* [Given instruction]
The entries are to be returned exactly, with images left out.

= = = = = = =

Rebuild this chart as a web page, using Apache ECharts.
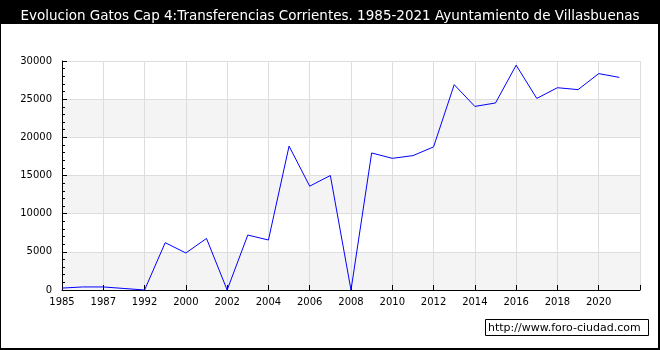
<!DOCTYPE html>
<html>

	<head>
		<meta charset="utf-8" />
		<title>Villasbuenas</title>
		<script type="text/javascript" src="https://cdn.jsdelivr.net/npm/echarts@6/dist/echarts.min.js"></script>
		<style>
			html, body { margin: 0; padding: 0; background: #fff; }
			#wrap { width: 660px; height: 350px; box-sizing: border-box; border: 1px solid #000; border-right-width: 2px; border-bottom-width: 2px; overflow: hidden; }
			#echarts { width: 660px; height: 350px; margin: -1px 0 0 -1px; }
		</style>
	</head>

	<body>
		<div id="wrap">
			<div id="echarts"></div>
		</div>

		<script type="text/javascript">
			var chartTitle = 'Evolucion Gatos Cap 4:Transferencias Corrientes. 1985-2021 Ayuntamiento de Villasbuenas';
			// años (el ultimo vacio deja el hueco de la derecha)
			var years = ['1985', '1986', '1987', '1990', '1992', '1996', '2000', '2001', '2002', '2003', '2004', '2005', '2006', '2007', '2008', '2009', '2010', '2011', '2012', '2013', '2014', '2015', '2016', '2017', '2018', '2019', '2020', '2021', ''];
			var gastos = [250, 400, 400, 200, 0, 6200, 4850, 6750, 0, 7200, 6550, 18850, 13600, 15000, 0, 17950, 17250, 17600, 18750, 26900, 24050, 24500, 29450, 25100, 26500, 26250, 28350, 27850];
			var yTicks = [0, 5000, 10000, 15000, 20000, 25000, 30000];
			var footer = 'http://www.foro-ciudad.com';

			var font = 'DejaVu Sans';

			var option = {
				animation: false,
				title: {
					text: chartTitle,
					left: 'center',
					top: 4,
					textStyle: {
						color: '#fff',
						fontFamily: font,
						fontSize: 13.5,
						fontWeight: 'normal'
					}
				},
				graphic: [{
					type: 'rect',
					z: -1,
					shape: { x: 0, y: 0, width: 660, height: 24 },
					style: { fill: '#000' }
				}, {
					type: 'rect',
					shape: { x: 485.5, y: 319.5, width: 163, height: 16 },
					style: { fill: '#fff', stroke: '#000', lineWidth: 1 }
				}, {
					type: 'text',
					x: 488,
					y: 328,
					style: {
						text: footer,
						fill: '#000',
						fontFamily: font,
						fontSize: 11,
						verticalAlign: 'middle'
					}
				}],
				grid: {
					left: 62,
					right: 20,
					top: 61,
					bottom: 60
				},
				xAxis: {
					type: 'category',
					boundaryGap: false,
					data: years,
					axisLine: { lineStyle: { color: '#000', width: 1 } },
					axisTick: { inside: true, length: 5, interval: 1, lineStyle: { color: '#000' } },
					axisLabel: { interval: 1, color: '#000', fontFamily: font, fontSize: 10, margin: 7 },
					splitLine: { show: true, interval: 1, lineStyle: { color: '#ddd' } }
				},
				yAxis: {
					type: 'value',
					min: yTicks[0],
					max: yTicks[yTicks.length - 1],
					interval: yTicks[1] - yTicks[0],
					axisLine: { show: true, lineStyle: { color: '#000', width: 1 } },
					axisTick: { show: true, inside: true, length: 5, lineStyle: { color: '#000' } },
					minorTick: { show: true, splitNumber: 5, length: 3, lineStyle: { color: '#000' } },
					axisLabel: {
						color: '#000', fontFamily: font, fontSize: 10, margin: 10,
						formatter: function (v) { return String(v); }
					},
					splitLine: { lineStyle: { color: '#ddd' } },
					splitArea: { show: true, areaStyle: { color: ['#f4f4f4', '#fff'] } }
				},
				series: [{
					type: 'line',
					data: gastos,
					symbol: 'none',
					lineStyle: { color: '#0000ff', width: 1 }
				}]
			};

			var myCharts = echarts.init(document.getElementById('echarts'));
			myCharts.setOption(option);
		</script>

	</body>

</html>
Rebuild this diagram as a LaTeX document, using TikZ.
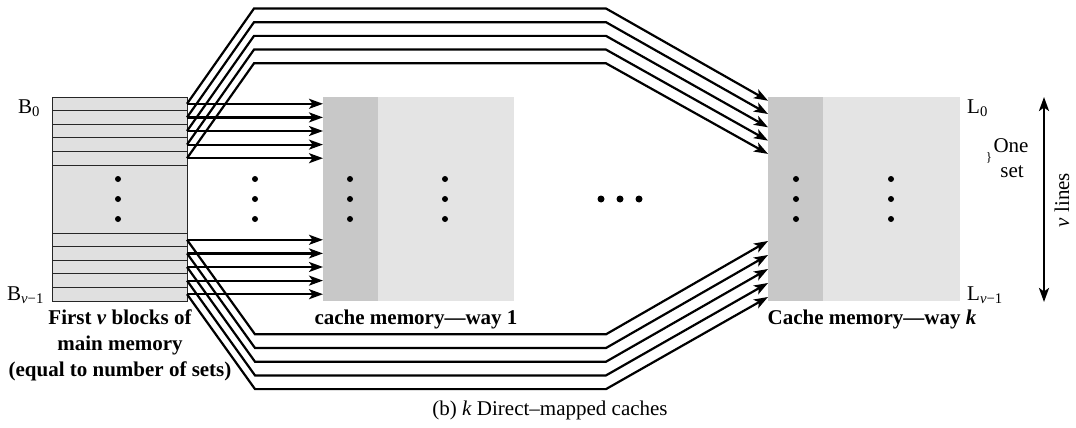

= = = = = = =

* [Full answer]
Rebuild this chart as a web page, using Apache ECharts.
<!DOCTYPE html>
<html>

	<head>
		<meta charset="utf-8" />
		<title>Villasbuenas</title>
		<script type="text/javascript" src="https://cdn.jsdelivr.net/npm/echarts@6/dist/echarts.min.js"></script>
		<style>
			html, body { margin: 0; padding: 0; background: #fff; }
			#wrap { width: 660px; height: 350px; box-sizing: border-box; border: 1px solid #000; border-right-width: 2px; border-bottom-width: 2px; overflow: hidden; }
			#echarts { width: 660px; height: 350px; margin: -1px 0 0 -1px; }
		</style>
	</head>

	<body>
		<div id="wrap">
			<div id="echarts"></div>
		</div>

		<script type="text/javascript">
			var chartTitle = 'Evolucion Gatos Cap 4:Transferencias Corrientes. 1985-2021 Ayuntamiento de Villasbuenas';
			// años (el ultimo vacio deja el hueco de la derecha)
			var years = ['1985', '1986', '1987', '1990', '1992', '1996', '2000', '2001', '2002', '2003', '2004', '2005', '2006', '2007', '2008', '2009', '2010', '2011', '2012', '2013', '2014', '2015', '2016', '2017', '2018', '2019', '2020', '2021', ''];
			var gastos = [250, 400, 400, 200, 0, 6200, 4850, 6750, 0, 7200, 6550, 18850, 13600, 15000, 0, 17950, 17250, 17600, 18750, 26900, 24050, 24500, 29450, 25100, 26500, 26250, 28350, 27850];
			var yTicks = [0, 5000, 10000, 15000, 20000, 25000, 30000];
			var footer = 'http://www.foro-ciudad.com';

			var font = 'DejaVu Sans';

			var option = {
				animation: false,
				title: {
					text: chartTitle,
					left: 'center',
					top: 4,
					textStyle: {
						color: '#fff',
						fontFamily: font,
						fontSize: 13.5,
						fontWeight: 'normal'
					}
				},
				graphic: [{
					type: 'rect',
					z: -1,
					shape: { x: 0, y: 0, width: 660, height: 24 },
					style: { fill: '#000' }
				}, {
					type: 'rect',
					shape: { x: 485.5, y: 319.5, width: 163, height: 16 },
					style: { fill: '#fff', stroke: '#000', lineWidth: 1 }
				}, {
					type: 'text',
					x: 488,
					y: 328,
					style: {
						text: footer,
						fill: '#000',
						fontFamily: font,
						fontSize: 11,
						verticalAlign: 'middle'
					}
				}],
				grid: {
					left: 62,
					right: 20,
					top: 61,
					bottom: 60
				},
				xAxis: {
					type: 'category',
					boundaryGap: false,
					data: years,
					axisLine: { lineStyle: { color: '#000', width: 1 } },
					axisTick: { inside: true, length: 5, interval: 1, lineStyle: { color: '#000' } },
					axisLabel: { interval: 1, color: '#000', fontFamily: font, fontSize: 10, margin: 7 },
					splitLine: { show: true, interval: 1, lineStyle: { color: '#ddd' } }
				},
				yAxis: {
					type: 'value',
					min: yTicks[0],
					max: yTicks[yTicks.length - 1],
					interval: yTicks[1] - yTicks[0],
					axisLine: { show: true, lineStyle: { color: '#000', width: 1 } },
					axisTick: { show: true, inside: true, length: 5, lineStyle: { color: '#000' } },
					minorTick: { show: true, splitNumber: 5, length: 3, lineStyle: { color: '#000' } },
					axisLabel: {
						color: '#000', fontFamily: font, fontSize: 10, margin: 10,
						formatter: function (v) { return String(v); }
					},
					splitLine: { lineStyle: { color: '#ddd' } },
					splitArea: { show: true, areaStyle: { color: ['#f4f4f4', '#fff'] } }
				},
				series: [{
					type: 'line',
					data: gastos,
					symbol: 'none',
					lineStyle: { color: '#0000ff', width: 1 }
				}]
			};

			var myCharts = echarts.init(document.getElementById('echarts'));
			myCharts.setOption(option);
		</script>

	</body>

</html>
Rebuild this diagram as a LaTeX document, using TikZ.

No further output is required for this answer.